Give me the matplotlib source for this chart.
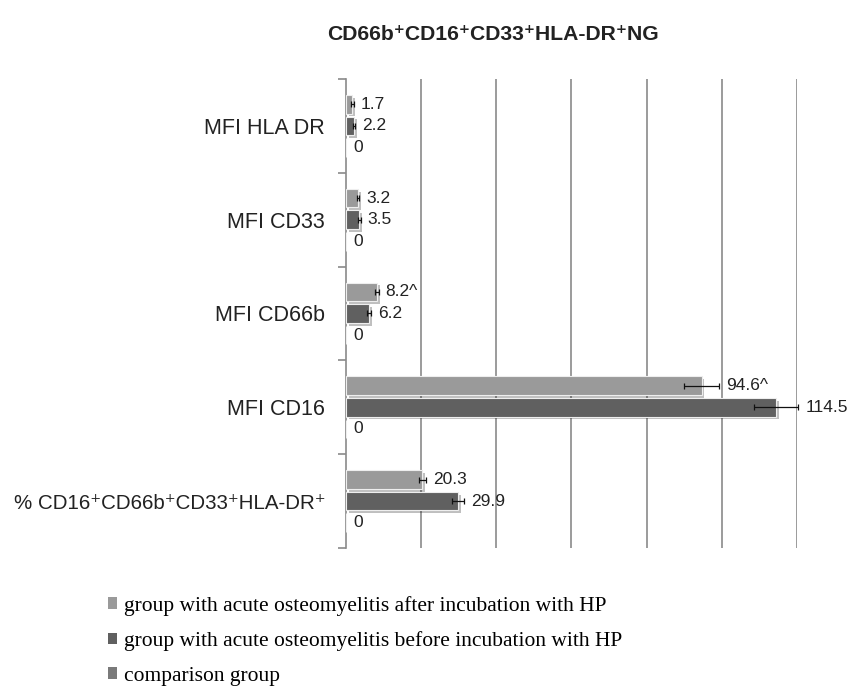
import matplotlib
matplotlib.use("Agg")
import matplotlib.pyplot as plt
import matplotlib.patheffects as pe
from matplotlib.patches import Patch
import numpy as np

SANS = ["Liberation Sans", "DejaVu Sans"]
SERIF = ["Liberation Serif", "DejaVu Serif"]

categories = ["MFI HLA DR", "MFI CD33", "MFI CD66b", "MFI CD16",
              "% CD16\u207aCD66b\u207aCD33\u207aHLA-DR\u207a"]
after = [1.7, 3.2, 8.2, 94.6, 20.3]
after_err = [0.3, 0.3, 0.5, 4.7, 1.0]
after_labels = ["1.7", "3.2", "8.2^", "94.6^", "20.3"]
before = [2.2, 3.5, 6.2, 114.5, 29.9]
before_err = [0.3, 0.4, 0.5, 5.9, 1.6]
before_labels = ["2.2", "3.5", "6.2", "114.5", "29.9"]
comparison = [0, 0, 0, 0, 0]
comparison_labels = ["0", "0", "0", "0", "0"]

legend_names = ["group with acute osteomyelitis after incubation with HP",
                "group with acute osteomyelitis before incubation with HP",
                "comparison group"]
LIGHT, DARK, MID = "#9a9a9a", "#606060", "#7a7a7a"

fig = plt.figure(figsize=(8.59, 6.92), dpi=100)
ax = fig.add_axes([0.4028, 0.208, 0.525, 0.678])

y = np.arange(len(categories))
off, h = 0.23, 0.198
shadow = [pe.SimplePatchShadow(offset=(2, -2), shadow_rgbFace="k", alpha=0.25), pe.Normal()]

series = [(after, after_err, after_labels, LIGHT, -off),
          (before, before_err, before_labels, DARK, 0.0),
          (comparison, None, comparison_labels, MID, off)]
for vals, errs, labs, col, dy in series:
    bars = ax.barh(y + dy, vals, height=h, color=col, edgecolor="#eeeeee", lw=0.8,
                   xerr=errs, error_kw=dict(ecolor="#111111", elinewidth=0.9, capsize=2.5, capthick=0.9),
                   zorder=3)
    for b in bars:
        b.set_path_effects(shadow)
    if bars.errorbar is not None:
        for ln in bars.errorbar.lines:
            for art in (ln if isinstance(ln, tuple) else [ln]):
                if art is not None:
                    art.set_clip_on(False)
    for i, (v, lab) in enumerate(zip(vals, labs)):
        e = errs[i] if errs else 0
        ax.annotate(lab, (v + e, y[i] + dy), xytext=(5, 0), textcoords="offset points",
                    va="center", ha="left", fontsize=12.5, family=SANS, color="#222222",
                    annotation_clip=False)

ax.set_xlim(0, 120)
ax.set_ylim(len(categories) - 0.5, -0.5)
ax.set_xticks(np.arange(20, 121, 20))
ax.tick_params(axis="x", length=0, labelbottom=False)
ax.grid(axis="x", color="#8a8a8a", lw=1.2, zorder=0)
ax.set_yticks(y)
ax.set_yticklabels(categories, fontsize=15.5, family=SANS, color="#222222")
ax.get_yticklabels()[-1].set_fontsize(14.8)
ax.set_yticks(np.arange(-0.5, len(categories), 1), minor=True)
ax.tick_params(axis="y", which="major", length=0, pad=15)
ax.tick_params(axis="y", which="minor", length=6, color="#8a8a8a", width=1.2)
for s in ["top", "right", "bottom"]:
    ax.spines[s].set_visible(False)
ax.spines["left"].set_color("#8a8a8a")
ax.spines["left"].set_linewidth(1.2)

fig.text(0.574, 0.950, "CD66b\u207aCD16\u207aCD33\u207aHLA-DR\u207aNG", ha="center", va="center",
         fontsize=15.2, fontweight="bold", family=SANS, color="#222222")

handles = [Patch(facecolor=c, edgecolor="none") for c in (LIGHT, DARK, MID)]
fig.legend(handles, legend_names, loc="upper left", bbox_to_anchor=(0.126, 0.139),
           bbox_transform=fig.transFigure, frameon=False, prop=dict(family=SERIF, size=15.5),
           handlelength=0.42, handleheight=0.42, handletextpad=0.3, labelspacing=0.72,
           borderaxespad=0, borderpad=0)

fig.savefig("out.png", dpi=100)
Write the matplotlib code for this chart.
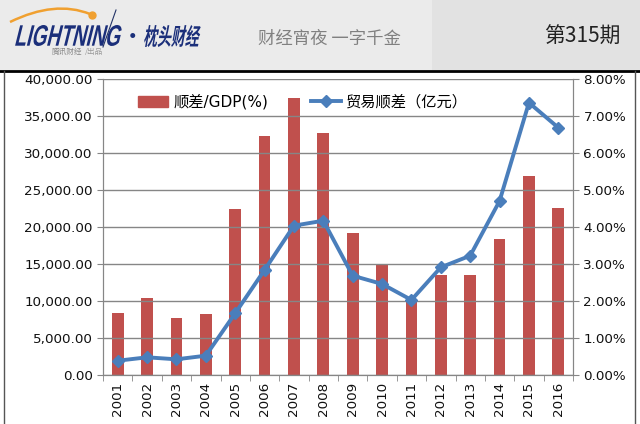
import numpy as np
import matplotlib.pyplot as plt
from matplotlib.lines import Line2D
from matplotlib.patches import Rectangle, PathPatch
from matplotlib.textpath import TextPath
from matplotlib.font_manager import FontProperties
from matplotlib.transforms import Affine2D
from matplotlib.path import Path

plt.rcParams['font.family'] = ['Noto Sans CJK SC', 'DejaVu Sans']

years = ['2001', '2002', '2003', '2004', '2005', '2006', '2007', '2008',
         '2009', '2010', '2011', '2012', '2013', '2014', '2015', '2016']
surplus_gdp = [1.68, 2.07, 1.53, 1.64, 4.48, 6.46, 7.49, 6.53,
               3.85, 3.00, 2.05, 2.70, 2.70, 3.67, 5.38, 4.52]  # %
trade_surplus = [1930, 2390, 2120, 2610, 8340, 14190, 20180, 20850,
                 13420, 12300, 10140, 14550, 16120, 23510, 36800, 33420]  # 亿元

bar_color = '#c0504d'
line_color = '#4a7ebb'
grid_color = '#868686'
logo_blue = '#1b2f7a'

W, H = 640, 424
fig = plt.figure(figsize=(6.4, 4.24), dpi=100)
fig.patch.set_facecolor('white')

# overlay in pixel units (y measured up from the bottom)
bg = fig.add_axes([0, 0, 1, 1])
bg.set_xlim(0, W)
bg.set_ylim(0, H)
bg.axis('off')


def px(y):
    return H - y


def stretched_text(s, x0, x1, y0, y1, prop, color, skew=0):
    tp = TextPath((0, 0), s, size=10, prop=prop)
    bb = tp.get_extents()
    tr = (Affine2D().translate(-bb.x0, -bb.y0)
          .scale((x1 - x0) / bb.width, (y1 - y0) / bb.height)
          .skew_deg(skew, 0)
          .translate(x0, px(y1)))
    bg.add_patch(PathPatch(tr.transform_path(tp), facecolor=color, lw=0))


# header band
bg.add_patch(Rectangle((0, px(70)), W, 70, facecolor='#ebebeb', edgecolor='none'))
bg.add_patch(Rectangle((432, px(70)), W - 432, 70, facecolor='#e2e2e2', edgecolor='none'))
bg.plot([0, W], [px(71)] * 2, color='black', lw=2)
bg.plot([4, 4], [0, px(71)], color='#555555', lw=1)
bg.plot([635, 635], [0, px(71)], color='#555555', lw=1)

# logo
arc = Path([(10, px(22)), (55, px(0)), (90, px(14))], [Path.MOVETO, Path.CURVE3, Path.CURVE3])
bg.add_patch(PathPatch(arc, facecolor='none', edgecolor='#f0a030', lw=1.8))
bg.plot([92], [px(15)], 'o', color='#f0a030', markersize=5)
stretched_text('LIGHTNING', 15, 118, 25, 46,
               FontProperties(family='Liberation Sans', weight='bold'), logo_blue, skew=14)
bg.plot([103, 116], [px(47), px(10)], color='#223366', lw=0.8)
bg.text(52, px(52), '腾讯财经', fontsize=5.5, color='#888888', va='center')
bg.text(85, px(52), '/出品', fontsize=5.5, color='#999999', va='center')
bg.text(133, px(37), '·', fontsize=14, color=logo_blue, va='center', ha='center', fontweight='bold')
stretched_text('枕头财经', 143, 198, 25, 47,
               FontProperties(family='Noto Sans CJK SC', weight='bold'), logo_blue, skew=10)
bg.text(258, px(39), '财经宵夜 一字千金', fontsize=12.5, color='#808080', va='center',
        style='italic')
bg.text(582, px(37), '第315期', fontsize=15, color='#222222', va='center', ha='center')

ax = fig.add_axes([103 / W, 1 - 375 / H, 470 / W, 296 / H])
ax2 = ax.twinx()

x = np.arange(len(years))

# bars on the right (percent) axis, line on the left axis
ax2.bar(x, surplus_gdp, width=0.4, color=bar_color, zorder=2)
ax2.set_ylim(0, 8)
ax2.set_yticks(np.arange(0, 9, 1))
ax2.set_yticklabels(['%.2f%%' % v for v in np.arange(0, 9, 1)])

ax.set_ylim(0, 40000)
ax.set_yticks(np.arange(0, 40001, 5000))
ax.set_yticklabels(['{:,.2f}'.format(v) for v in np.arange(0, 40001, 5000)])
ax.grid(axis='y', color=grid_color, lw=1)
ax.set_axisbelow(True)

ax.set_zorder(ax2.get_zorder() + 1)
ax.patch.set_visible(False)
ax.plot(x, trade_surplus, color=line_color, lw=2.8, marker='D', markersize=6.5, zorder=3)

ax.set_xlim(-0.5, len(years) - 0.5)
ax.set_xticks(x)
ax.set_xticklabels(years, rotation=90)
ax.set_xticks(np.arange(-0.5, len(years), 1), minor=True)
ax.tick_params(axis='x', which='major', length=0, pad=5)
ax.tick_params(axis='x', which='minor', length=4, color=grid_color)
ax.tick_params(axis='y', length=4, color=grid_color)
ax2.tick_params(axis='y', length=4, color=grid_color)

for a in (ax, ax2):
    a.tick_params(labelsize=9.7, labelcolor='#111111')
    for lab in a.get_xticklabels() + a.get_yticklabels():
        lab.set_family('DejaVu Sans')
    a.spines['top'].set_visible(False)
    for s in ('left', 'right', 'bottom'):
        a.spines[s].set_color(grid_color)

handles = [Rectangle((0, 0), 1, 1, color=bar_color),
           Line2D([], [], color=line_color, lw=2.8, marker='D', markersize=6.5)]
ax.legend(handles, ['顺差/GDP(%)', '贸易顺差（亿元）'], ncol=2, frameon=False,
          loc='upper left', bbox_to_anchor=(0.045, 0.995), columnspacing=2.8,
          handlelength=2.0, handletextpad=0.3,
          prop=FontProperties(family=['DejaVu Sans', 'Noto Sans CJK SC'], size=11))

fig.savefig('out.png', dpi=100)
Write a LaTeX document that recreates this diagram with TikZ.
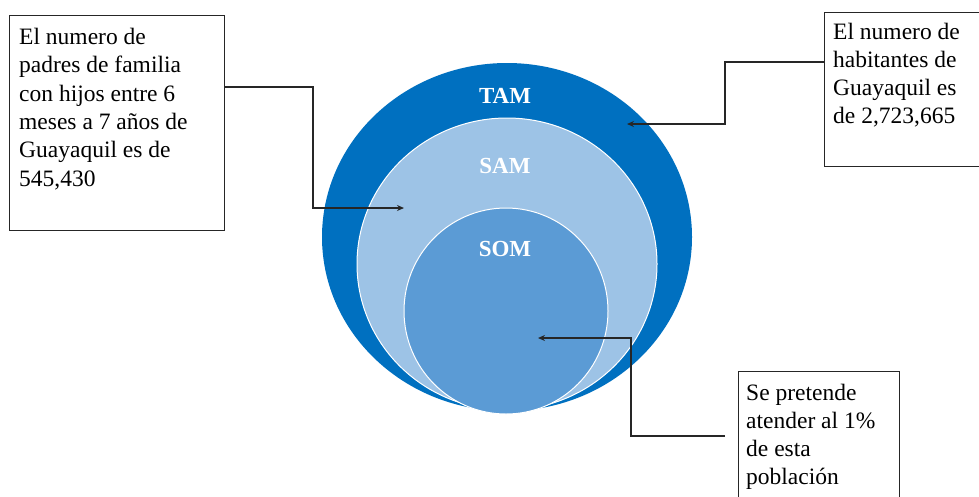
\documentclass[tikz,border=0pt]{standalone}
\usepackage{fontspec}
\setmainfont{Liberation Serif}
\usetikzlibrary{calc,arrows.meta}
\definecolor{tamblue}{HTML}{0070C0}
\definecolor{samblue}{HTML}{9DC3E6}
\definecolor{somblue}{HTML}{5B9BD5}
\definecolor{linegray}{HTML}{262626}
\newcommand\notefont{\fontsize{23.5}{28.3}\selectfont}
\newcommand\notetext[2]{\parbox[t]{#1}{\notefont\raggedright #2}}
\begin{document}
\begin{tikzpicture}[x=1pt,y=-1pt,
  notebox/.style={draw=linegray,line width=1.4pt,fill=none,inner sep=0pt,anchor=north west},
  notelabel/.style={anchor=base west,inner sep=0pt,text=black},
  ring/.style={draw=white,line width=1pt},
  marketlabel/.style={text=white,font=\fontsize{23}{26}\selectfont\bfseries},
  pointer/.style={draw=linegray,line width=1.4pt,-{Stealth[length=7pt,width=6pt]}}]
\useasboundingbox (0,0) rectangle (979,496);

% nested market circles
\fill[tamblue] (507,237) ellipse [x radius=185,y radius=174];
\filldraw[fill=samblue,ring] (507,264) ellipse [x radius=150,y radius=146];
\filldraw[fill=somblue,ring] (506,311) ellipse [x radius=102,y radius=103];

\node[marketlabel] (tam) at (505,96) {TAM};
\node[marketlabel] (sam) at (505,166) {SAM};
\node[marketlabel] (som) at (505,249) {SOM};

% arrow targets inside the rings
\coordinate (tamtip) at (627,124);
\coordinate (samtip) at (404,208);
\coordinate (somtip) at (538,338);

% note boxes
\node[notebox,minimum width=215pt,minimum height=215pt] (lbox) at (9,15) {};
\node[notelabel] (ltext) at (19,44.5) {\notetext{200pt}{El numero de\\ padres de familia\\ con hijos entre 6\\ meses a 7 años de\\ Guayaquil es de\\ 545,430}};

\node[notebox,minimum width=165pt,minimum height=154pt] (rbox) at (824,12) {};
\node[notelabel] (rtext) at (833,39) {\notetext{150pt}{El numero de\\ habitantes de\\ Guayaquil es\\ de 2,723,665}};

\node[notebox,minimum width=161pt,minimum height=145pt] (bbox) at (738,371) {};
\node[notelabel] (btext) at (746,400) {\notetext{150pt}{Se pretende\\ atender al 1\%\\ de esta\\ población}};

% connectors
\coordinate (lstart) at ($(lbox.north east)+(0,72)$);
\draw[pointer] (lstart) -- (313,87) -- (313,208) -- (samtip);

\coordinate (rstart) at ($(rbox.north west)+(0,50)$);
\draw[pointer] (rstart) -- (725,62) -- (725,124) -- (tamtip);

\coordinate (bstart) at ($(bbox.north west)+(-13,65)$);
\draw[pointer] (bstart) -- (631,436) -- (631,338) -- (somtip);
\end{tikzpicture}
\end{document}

------------------------

In the material above, find the lines that contain "chart" and show them.

> Response:
Give me the matplotlib source for this chart.
Write the matplotlib code for this chart.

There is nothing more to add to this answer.